MATERIAL PROVIDED →
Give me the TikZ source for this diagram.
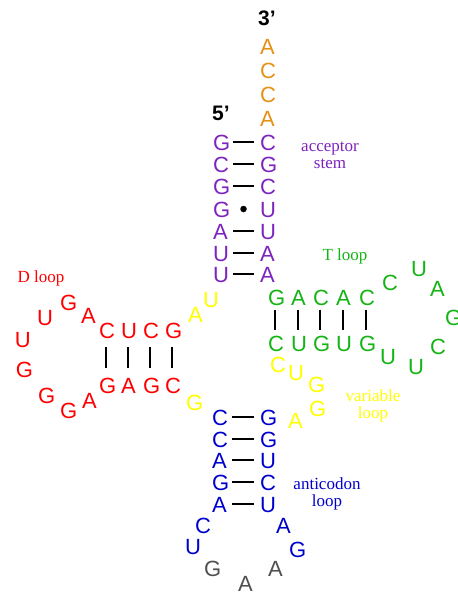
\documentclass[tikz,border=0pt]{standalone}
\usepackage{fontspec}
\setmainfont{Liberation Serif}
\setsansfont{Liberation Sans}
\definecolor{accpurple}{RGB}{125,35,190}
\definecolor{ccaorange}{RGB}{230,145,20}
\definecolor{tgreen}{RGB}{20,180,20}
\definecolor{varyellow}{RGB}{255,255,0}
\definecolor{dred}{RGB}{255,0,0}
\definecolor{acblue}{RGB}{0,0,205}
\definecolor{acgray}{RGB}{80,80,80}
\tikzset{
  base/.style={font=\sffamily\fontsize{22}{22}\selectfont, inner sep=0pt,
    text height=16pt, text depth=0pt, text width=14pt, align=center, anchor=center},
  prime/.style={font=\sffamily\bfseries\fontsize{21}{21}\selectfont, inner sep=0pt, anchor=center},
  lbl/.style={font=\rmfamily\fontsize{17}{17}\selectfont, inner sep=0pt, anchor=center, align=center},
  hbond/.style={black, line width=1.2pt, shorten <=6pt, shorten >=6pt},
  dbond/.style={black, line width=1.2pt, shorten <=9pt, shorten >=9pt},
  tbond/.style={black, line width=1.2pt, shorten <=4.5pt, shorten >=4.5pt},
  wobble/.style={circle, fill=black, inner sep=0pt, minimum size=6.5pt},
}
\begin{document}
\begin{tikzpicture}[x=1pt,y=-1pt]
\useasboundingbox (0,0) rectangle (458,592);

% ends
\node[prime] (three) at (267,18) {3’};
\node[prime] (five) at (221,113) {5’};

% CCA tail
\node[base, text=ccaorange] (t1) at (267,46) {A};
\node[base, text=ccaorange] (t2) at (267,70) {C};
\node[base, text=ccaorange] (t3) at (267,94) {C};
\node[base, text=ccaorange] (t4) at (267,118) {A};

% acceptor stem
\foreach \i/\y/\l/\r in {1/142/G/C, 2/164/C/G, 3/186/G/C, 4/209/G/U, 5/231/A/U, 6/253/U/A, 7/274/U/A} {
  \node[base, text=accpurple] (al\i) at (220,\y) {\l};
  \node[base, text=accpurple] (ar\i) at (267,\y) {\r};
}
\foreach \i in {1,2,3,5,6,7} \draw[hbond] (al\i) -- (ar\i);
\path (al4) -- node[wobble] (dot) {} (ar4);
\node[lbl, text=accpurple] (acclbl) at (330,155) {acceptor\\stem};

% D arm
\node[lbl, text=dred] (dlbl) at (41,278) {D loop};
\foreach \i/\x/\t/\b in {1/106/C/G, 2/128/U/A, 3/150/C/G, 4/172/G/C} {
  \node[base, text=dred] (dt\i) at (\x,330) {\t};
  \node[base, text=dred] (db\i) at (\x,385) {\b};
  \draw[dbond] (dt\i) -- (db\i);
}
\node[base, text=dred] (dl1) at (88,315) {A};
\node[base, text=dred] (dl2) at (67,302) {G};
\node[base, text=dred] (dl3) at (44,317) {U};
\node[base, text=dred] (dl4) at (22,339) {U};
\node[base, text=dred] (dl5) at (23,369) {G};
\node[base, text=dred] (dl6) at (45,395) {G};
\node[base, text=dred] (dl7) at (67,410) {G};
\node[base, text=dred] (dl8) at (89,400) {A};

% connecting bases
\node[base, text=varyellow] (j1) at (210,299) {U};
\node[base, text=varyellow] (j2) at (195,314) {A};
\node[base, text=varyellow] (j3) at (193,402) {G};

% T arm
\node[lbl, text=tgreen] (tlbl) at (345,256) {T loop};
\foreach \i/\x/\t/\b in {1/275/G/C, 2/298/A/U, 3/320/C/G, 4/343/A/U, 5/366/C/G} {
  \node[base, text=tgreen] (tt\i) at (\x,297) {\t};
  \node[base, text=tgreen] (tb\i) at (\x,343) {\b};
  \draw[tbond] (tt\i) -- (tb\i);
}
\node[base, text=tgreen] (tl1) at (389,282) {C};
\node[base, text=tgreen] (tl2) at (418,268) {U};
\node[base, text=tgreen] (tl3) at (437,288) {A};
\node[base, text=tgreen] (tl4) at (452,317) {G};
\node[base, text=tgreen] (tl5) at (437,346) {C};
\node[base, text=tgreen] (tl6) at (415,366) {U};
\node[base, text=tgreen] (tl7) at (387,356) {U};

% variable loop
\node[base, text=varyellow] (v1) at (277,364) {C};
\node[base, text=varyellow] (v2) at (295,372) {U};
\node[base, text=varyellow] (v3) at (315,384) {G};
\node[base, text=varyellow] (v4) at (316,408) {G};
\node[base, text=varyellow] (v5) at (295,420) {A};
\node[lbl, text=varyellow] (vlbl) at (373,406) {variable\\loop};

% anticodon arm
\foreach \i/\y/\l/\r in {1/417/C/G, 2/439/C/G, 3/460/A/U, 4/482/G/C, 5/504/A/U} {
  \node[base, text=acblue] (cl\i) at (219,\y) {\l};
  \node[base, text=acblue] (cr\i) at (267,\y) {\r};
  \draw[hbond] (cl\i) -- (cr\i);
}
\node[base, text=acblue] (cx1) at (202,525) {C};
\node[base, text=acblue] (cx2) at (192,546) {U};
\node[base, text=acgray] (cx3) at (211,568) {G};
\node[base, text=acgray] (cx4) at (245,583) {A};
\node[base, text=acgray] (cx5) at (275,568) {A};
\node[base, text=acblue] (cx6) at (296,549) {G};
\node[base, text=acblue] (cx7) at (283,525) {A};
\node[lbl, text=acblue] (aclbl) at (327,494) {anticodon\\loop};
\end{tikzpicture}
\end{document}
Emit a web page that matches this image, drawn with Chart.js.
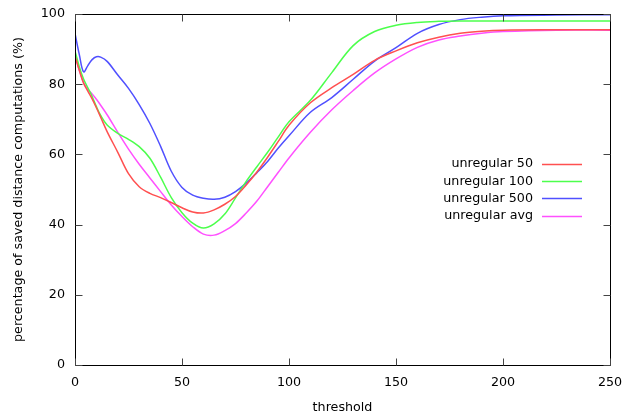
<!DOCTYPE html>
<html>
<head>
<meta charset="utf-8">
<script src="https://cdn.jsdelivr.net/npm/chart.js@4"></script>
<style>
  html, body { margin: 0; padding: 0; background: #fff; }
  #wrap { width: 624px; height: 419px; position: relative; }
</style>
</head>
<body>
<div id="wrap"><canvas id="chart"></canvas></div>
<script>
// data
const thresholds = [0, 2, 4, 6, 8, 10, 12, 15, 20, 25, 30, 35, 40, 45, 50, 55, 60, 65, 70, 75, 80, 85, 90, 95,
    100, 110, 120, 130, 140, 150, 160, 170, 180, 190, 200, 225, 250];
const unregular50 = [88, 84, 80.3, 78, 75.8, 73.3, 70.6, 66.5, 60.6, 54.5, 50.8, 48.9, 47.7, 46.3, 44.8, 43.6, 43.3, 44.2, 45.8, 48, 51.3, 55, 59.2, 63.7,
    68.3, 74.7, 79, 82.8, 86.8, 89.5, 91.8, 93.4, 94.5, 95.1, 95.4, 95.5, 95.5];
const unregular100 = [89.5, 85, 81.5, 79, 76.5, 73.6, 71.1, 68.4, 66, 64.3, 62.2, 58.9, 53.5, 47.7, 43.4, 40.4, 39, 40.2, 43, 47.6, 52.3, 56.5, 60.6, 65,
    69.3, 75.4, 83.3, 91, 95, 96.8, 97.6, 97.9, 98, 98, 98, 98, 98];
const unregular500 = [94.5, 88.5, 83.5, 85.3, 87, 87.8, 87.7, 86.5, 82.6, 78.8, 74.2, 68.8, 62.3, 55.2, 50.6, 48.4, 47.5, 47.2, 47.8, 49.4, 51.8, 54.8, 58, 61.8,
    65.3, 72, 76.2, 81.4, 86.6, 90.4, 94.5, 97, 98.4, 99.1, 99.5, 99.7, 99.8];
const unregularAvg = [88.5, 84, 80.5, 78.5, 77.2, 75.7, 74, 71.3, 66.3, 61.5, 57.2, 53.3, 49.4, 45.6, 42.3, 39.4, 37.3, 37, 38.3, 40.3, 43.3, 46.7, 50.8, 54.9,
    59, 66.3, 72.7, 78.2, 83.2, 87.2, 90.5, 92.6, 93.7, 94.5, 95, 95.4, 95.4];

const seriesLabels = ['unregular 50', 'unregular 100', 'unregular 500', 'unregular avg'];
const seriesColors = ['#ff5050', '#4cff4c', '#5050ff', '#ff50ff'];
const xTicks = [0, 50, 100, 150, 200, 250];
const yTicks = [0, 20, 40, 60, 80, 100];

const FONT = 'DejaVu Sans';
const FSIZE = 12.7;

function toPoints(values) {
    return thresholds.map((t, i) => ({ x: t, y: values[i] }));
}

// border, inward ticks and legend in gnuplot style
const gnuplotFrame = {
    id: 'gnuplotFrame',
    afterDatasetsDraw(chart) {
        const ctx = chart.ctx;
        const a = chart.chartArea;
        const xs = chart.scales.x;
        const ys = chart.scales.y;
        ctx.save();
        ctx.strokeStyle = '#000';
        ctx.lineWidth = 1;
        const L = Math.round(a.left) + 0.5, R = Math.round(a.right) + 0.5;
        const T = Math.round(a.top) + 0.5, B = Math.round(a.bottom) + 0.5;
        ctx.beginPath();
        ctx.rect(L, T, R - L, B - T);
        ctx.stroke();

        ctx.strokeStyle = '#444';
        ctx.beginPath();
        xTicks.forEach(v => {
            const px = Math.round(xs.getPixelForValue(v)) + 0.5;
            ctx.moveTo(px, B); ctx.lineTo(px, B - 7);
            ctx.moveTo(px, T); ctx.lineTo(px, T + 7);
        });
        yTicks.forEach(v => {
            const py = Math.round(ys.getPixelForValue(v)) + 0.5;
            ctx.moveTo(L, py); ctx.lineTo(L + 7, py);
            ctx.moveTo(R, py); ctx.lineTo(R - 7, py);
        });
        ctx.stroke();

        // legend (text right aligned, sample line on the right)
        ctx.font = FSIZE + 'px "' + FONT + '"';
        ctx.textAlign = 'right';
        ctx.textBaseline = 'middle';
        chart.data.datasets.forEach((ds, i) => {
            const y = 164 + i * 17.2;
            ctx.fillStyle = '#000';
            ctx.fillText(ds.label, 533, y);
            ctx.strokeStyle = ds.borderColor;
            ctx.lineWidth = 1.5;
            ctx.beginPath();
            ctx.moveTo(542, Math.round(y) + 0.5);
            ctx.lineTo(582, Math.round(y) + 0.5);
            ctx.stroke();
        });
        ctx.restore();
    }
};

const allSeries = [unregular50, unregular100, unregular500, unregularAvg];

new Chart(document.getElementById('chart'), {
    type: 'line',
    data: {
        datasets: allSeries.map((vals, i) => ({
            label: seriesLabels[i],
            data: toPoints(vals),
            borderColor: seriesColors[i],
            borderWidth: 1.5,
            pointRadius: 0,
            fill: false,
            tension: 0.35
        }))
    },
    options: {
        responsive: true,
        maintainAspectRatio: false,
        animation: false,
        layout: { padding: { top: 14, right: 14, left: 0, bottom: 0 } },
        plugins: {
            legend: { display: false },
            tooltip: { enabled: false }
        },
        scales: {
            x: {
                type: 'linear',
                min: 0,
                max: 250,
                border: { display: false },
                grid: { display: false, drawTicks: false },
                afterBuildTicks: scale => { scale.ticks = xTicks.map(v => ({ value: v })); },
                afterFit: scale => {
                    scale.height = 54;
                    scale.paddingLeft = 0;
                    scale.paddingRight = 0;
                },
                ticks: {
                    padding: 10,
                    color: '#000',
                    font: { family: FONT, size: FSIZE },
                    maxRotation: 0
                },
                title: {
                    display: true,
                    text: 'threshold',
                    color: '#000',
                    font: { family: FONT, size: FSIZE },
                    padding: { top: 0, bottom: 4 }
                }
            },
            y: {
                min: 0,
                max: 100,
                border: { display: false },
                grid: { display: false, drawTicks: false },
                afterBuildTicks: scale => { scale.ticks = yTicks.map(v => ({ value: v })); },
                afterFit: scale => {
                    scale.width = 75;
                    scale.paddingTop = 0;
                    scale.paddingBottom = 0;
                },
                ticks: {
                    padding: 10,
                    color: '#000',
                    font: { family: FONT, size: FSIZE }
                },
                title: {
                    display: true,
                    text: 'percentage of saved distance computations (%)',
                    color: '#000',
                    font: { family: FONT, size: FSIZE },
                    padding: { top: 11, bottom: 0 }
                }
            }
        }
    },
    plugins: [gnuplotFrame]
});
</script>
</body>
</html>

DESCRIPTION OF THE TASK →
Pull out each line of the entries that contains "this".

WRITTEN RESPONSE →
Give me the TikZ source for this diagram.
Emit a web page that matches this image, drawn with Chart.js.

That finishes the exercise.